Iteration with In-Engine Art Hot loading 

One of the most notorious productivity killers in asset pipelines is the dreaded full re-export. Artists spend hours exporting, importing, and validating assets just to test minor tweaks. In a hypergrowth environment, those hours compound into weeks of lost velocity. 

Enter in-engine art hot loading: 

  • Assets can be modified and reloaded on the fly inside the game engine. 
  • Prototyping no longer requires full build cycles, meaning an artist can test shader variations, geometry tweaks, or rig adjustments directly inside a live build. 

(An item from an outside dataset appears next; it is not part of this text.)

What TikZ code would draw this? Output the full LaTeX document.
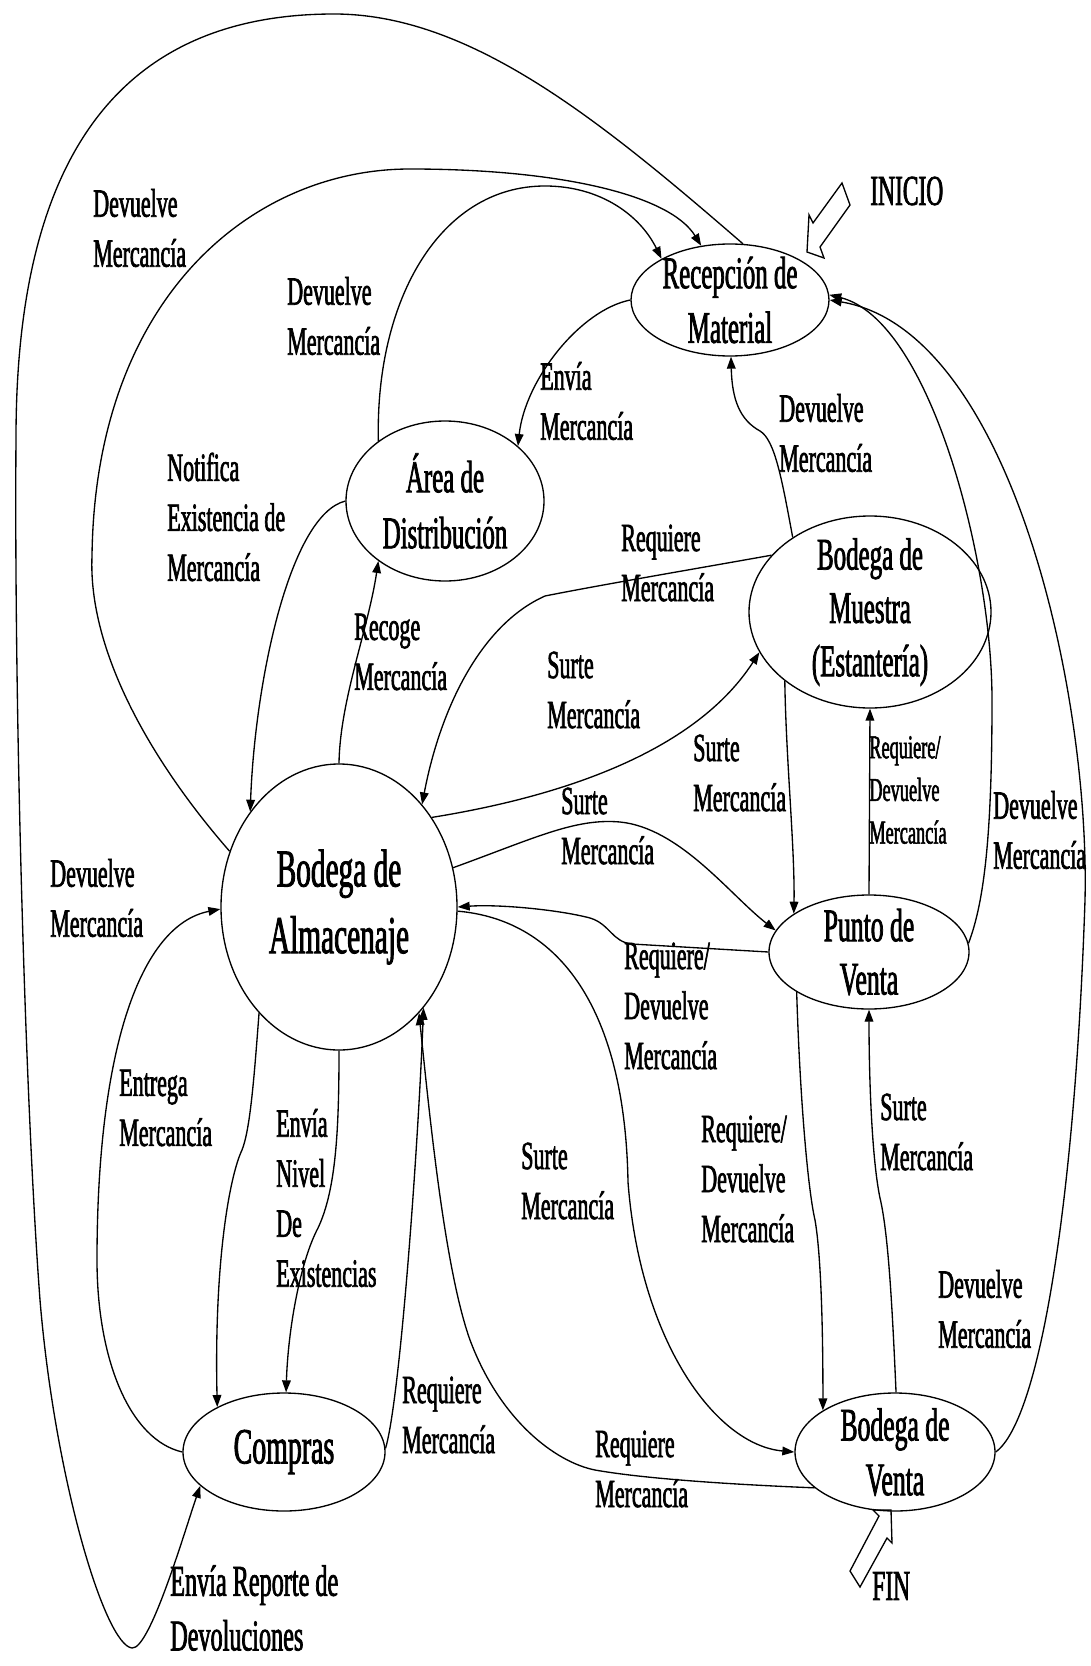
\documentclass[tikz,border=0pt]{standalone}
\usepackage{fontspec}
\setmainfont{Liberation Serif}[FakeStretch=0.55,FakeBold=1.6]
\usetikzlibrary{arrows.meta,shapes.geometric}

\tikzset{
  box/.style 2 args={ellipse, draw, line width=1pt, inner sep=0pt,
    minimum width=#1*0.75pt, minimum height=#2*0.75pt},
  flow/.style={line width=1pt, -{Triangle[length=9pt,width=6.5pt]}},
  blockarrow/.style={line width=1pt, line join=miter},
  nt/.style={align=center, inner sep=0pt, font=\fontsize{34}{41}\selectfont},
  lbl/.style={align=left, anchor=west, inner sep=0pt, font=\fontsize{30}{37.5}\selectfont},
  lblsmall/.style={lbl, font=\fontsize{25}{32}\selectfont},
  lblbig/.style={lbl, font=\fontsize{33}{41}\selectfont},
}

\begin{document}
\begin{tikzpicture}[x=0.75pt,y=-0.75pt]
\useasboundingbox (0,0) rectangle (1090,1666);
\fill[white] (0,0) rectangle (1090,1666);

% states
\node[box={198}{112}, label={[nt]center:Recepción de\\Material}] (rec) at (730,300) {};
\node[box={198}{160}, label={[nt,font=\fontsize{34}{42}\selectfont]center:Área de\\Distribución}] (area) at (445,501) {};
\node[box={242}{192}, label={[nt,font=\fontsize{34}{40}\selectfont]center:Bodega de\\Muestra\\(Estantería)}] (mue) at (870,612) {};
\node[box={236}{286}, label={[nt,font=\fontsize{40}{50}\selectfont]center:Bodega de\\Almacenaje}] (alm) at (339,907) {};
\node[box={200}{114}, label={[nt,font=\fontsize{35}{40}\selectfont]center:Punto de\\Venta}] (pun) at (869,952) {};
\node[box={202}{118}, label={[nt,font=\fontsize{38}{44}\selectfont]center:Compras}] (com) at (284,1452) {};
\node[box={200}{118}, label={[nt,font=\fontsize{35}{41}\selectfont]center:Bodega de\\Venta}] (ven) at (895,1452) {};

% start and end markers
\draw[blockarrow] (842,183) -- (813,223) -- (809,215) -- (807,252) -- (824,258) -- (820,247) -- (850,205) -- cycle;
\node[lbl, font=\fontsize{32}{38}\selectfont] (inicio) at (870,191) {INICIO};
\draw[blockarrow] (891,1510) -- (873,1510) -- (879,1516) -- (850,1571) -- (860,1587) -- (887,1538) -- (892,1543) -- cycle;
\node[lbl, font=\fontsize{32}{38}\selectfont] (fin) at (872,1586) {FIN};

% connectors
\draw[flow] (rec.77) .. controls (600,120) and (470,14) .. (334,14)
  .. controls (90,14) and (16,200) .. (16,438)
  .. controls (14,700) and (25,1100) .. (40,1300)
  .. controls (55,1480) and (105,1645) .. (132,1648)
  .. controls (150,1650) and (185,1530) .. (com.202);
\draw[flow] (alm.153) .. controls (150,760) and (88,650) .. (92,556)
  .. controls (95,300) and (250,169) .. (410,169)
  .. controls (560,169) and (670,195) .. (rec.118);
\draw[flow] (area.138) .. controls (375,300) and (440,186) .. (545,186)
  .. controls (600,186) and (640,215) .. (rec.149);
\draw[flow] (rec.180) .. controls (580,310) and (525,380) .. (area.37);
\draw[flow] (alm.90) .. controls (340,700) and (368,630) .. (area.222);
\draw[flow] (area.180) .. controls (290,515) and (255,680) .. (alm.133);
\draw[flow] (mue.150) .. controls (700,568) and (600,585) .. (545,596)
  .. controls (480,625) and (440,710) .. (alm.51);
\draw[flow] (alm.44) .. controls (540,800) and (690,760) .. (mue.200);
\draw[flow] (alm.19) .. controls (535,838) and (575,818) .. (620,822)
  .. controls (680,828) and (730,895) .. (pun.167);
\draw[flow] (pun.180) -- (632,944) .. controls (612,942) and (610,924) .. (590,918)
  .. controls (560,910) and (500,904) .. (alm.0);
\draw[flow] (alm.-2) .. controls (560,920) and (625,1010) .. (628,1182)
  .. controls (640,1340) and (715,1445) .. (ven.180);
\draw[flow] (com.2) .. controls (400,1400) and (418,1150) .. (alm.310);
\draw[flow] (ven.204) .. controls (720,1484) and (640,1478) .. (595,1470)
  .. controls (555,1462) and (500,1420) .. (470,1340)
  .. controls (445,1270) and (430,1120) .. (alm.307);
\draw[flow] (com.180) .. controls (130,1440) and (97,1360) .. (97,1260)
  .. controls (97,1050) and (140,925) .. (alm.181);
\draw[flow] (alm.233) .. controls (254,1080) and (250,1130) .. (242,1150)
  .. controls (230,1175) and (214,1260) .. (com.146);
\draw[flow] (alm.270) .. controls (339,1130) and (336,1190) .. (318,1228)
  .. controls (300,1262) and (288,1330) .. (com.88);
\draw[flow] (mue.136) .. controls (782,480) and (775,440) .. (760,431)
  .. controls (740,420) and (732,400) .. (rec.271);
\draw[flow] (mue.219) .. controls (786,760) and (795,850) .. (pun.153);
\draw[flow] (pun.90) -- (mue.270);
\draw[flow] (pun.5) .. controls (985,900) and (992,830) .. (992,700)
  .. controls (992,560) and (930,320) .. (rec.3);
\draw[flow] (ven.0) .. controls (1040,1420) and (1075,1200) .. (1085,900)
  .. controls (1090,690) and (1010,330) .. (rec.0);
\draw[flow] (ven.89) .. controls (892,1300) and (888,1232) .. (880,1198)
  .. controls (872,1160) and (869,1080) .. (pun.270);
\draw[flow] (pun.209) .. controls (800,1100) and (808,1190) .. (815,1220)
  .. controls (822,1260) and (823,1350) .. (ven.150);

% connector labels
\node[lbl] (l1) at (93,228) {Devuelve\\Mercancía};
\node[lbl] (l2) at (287,316) {Devuelve\\Mercancía};
\node[lbl] (l4) at (540,401) {Envía\\Mercancía};
\node[lbl] (l5) at (779,433) {Devuelve\\Mercancía};
\node[lbl] (l6) at (167,517) {Notifica\\Existencia de\\Mercancía};
\node[lbl] (l8) at (621,563) {Requiere\\Mercancía};
\node[lbl] (l9) at (354,652) {Recoge\\Mercancía};
\node[lbl] (l10) at (547,690) {Surte\\Mercancía};
\node[lbl] (l12) at (693,773) {Surte\\Mercancía};
\node[lblsmall] (l13) at (869,790) {Requiere/\\Devuelve\\Mercancía};
\node[lbl] (l14) at (993,830) {Devuelve\\Mercancía};
\node[lbl] (l15) at (561,826) {Surte\\Mercancía};
\node[lbl] (l16) at (50,898) {Devuelve\\Mercancía};
\node[lbl] (l18) at (624,1006) {Requiere/\\Devuelve\\Mercancía};
\node[lbl] (l20) at (119,1108) {Entrega\\Mercancía};
\node[lbl] (l21) at (276,1198) {Envía\\Nivel\\De\\Existencias};
\node[lbl] (l22) at (521,1181) {Surte\\Mercancía};
\node[lbl] (l23) at (701,1179) {Requiere/\\Devuelve\\Mercancía};
\node[lbl] (l24) at (880,1132) {Surte\\Mercancía};
\node[lbl] (l25) at (938,1309) {Devuelve\\Mercancía};
\node[lbl] (l26) at (402,1415) {Requiere\\Mercancía};
\node[lbl] (l28) at (595,1469) {Requiere\\Mercancía};
\node[lblbig] (l30) at (170,1608) {Envía Reporte de\\Devoluciones};
\end{tikzpicture}
\end{document}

This unlocks a new feedback loop. Instead of waiting for QA to validate changes, teams can prototype, iterate, and test in near-real time. For live service games where speed of content drops can determine retention, this is a game-changer. 

Cross-Team Asset Usability 

Hypergrowth isn’t just about speed; it’s about scaling without redundancy. One of the smartest ways studios achieve this is by embracing modular rigs. 

  • A rig designed for a humanoid NPC can be adapted for event characters, props, or even cinematic cameos. 
  • Animation libraries can be reused across different characters, slashing both production costs and QA time. 

This isn’t just a technical optimization. It also fosters cross-team synergy: when art, animation, and gameplay teams can all tap into shared rig systems, silos disappear, and iteration accelerates.  

iXie’s Layered Asset Strategy 

At iXie, we’ve built a new way to deliver game assets that fits perfectly with today’s DLCs and live-ops practices. Unlike traditional approaches that ship monolithic bundles, our model is designed to be flexible, lightweight, and player-first. 

  • Asset tagging ensures every file has a clear role, whether it is part of the core build, a seasonal event, or cosmetic DLC. 
  • Incremental loading allows new content to be pushed without inflating the base install, keeping download sizes lean and updates frictionless for players. 

This layered approach transforms asset delivery into a progressive, future-ready system. Studios can add, swap, or retire content dynamically, ensuring continuous engagement without destabilizing the pipeline. It’s a strategy built not just for today’s releases, but for the sustained velocity of hypergrowth. 

Engine-Aware Pipelines for Sustainable Growth 

All these innovations converge on a single truth: pipelines must be as dynamic as the engines they serve. Progressive asset delivery isn’t just technical optimization; it is the strategic foundation for sustainable creativity at scale. 

  • For artists: fewer repetitive tasks, more bandwidth for experimentation. 
  • For engineers: predictable budgets and modular systems that scale cleanly. 
  • For executives: transparent governance and accelerated time-to-market. 
  • For players: richer, faster-delivered worlds without bloat or downtime. 

This isn’t just about making things easier anymore, it’s about making the right leadership choices. Studios that stick to old, rigid pipelines will struggle to keep up, while those that move to smarter, engine-aware delivery will open the door to a future where creativity can grow as quickly as their ambitions. 

Final Thoughts 

Progressive asset delivery and engine-aware pipelines are changing the way studios handle both production and performance. By using smarter tools like scalable LODs, procedural budgets, material microservices, in-engine hotloading, modular rigs, and layered asset strategies studios can work faster, create more, and deliver better. 

But these changes aren’t just about new tech. They’re big-picture choices. In today’s industry, speed matters: if you can’t deliver content quickly, you risk being left behind. 

Studios that see pipelines as fixed, one-time setups will struggle. Studios that treat them as flexible, software-driven systems won’t just keep up with hypergrowth they’ll lead it.